Annual growth rates were compared to mean monthly surface temperature (T) and precipitation (P) instrumental series starting from 1763. A significant positive correlation has been found with T, and in particular with winter T, while the correlation with P is never significant. Late Holocene soil CO2 production in the studied site was thus probably also controlled by winter temperature through the duration of soil activity.
Spectral analysis of lamina thickness time-series data revealed periodic components at ca. 3, 7-8, 11 and 20-25 yrs, indicative of the influence of wintertime NAO and solar variability. Intervals of very thin laminae occurred during historical minima of solar irradiance, a further indication of solar forcing.
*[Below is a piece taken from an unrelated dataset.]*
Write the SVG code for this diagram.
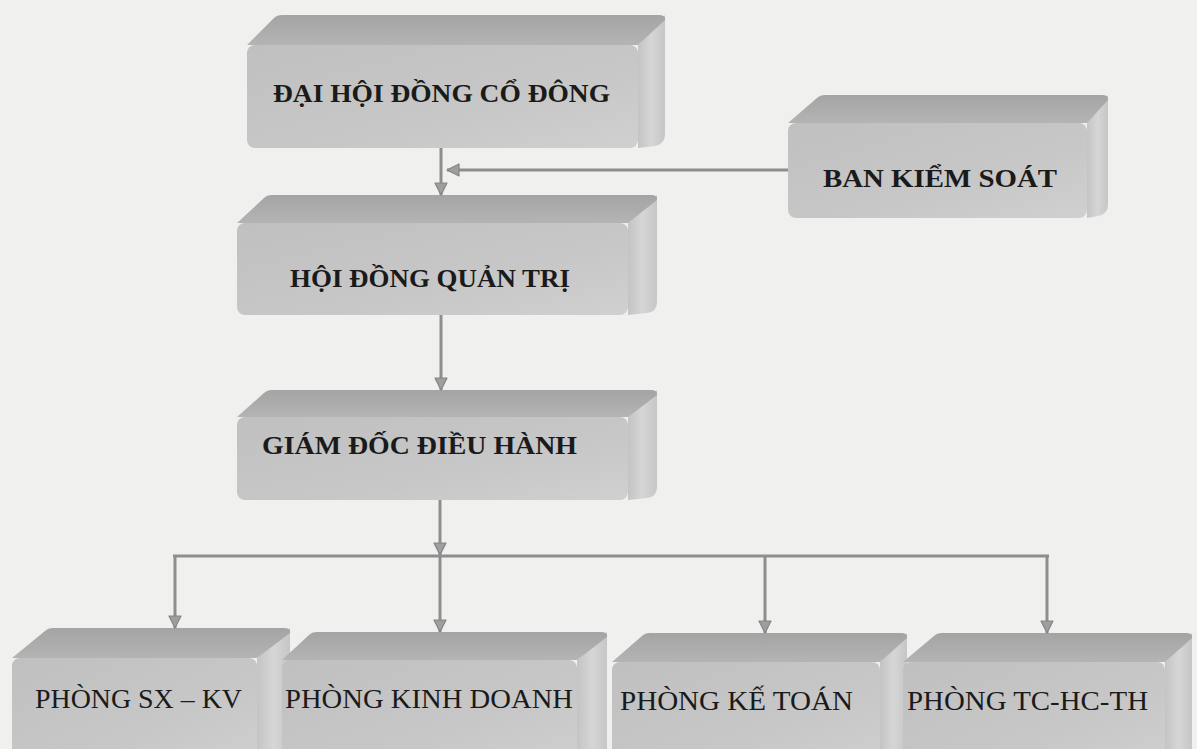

General Circulation Models (GCMs) suggest that variations in solar irradiance trigger NAO mode shifts at multidecadal timescales, resulting in winter temperature changes in Europe (Shindell et al., 2001, Science 294:2130-2136). Rapid diminution of lamina thickness during the Maunder Minimum and other observations supports atmospheric amplification of solar forcing predicted by the GCMs. At the 11 yrs sunspot cycle scale, we suggest that solar output modulated low cloud cover (Tinsley, 2000, Space Sci. Rev. 94:231-258), and thus insolation, which is known to influence the rate of microbial activity and soil CO2 production.
Alpine stalagmites thus provide evidence of solar forcing, and of periodic phenomena connected to North Atlantic climate.